- **Collected data**
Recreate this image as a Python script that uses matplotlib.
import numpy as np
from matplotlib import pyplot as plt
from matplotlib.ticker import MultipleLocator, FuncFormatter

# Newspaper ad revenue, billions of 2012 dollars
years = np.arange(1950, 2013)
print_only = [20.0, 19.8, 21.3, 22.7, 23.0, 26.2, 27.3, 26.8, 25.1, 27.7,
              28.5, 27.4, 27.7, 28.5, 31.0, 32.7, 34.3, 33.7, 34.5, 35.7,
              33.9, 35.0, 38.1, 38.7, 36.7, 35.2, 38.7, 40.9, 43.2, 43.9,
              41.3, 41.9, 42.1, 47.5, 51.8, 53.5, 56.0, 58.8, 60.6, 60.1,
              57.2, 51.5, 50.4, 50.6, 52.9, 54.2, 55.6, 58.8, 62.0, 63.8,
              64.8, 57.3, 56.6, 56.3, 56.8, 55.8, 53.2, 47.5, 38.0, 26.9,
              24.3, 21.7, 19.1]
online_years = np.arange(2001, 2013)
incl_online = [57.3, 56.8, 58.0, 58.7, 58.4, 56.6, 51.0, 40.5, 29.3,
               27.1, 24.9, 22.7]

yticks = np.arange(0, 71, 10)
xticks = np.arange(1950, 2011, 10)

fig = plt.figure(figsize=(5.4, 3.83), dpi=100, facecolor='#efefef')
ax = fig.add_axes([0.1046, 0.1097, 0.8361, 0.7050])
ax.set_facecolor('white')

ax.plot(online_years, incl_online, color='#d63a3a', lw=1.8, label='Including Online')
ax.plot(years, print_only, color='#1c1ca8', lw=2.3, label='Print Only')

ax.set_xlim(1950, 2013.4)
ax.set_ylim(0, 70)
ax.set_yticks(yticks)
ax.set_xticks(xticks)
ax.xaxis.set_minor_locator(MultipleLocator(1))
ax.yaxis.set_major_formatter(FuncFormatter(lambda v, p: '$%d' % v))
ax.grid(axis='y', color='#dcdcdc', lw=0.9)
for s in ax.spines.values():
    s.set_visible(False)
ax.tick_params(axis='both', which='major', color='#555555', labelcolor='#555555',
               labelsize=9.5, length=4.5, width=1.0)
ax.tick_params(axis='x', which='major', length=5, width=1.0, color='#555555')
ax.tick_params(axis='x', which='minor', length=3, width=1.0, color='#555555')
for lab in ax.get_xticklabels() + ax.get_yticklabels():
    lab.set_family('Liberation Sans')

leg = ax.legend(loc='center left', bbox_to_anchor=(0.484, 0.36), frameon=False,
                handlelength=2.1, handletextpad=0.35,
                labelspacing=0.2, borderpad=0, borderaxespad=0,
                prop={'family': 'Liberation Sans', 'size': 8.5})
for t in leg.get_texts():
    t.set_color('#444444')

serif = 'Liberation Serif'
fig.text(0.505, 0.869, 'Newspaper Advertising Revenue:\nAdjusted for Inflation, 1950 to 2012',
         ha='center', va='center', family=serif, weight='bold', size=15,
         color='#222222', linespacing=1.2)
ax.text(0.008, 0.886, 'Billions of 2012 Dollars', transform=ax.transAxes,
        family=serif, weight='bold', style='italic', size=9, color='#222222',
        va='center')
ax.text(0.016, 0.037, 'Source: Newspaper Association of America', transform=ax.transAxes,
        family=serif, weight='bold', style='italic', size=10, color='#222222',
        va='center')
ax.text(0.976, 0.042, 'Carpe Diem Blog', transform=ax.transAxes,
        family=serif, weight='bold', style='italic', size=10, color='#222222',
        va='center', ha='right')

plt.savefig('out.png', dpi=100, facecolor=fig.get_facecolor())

- **Problem statement**
Return, please, the lines of the data from the first through the line containing "from matplotlib.ticker import", both kept, exactly as they stand and nothing more.

- **Exercise output**
Recreate this image as a Python script that uses matplotlib.
import numpy as np
from matplotlib import pyplot as plt
from matplotlib.ticker import MultipleLocator, FuncFormatter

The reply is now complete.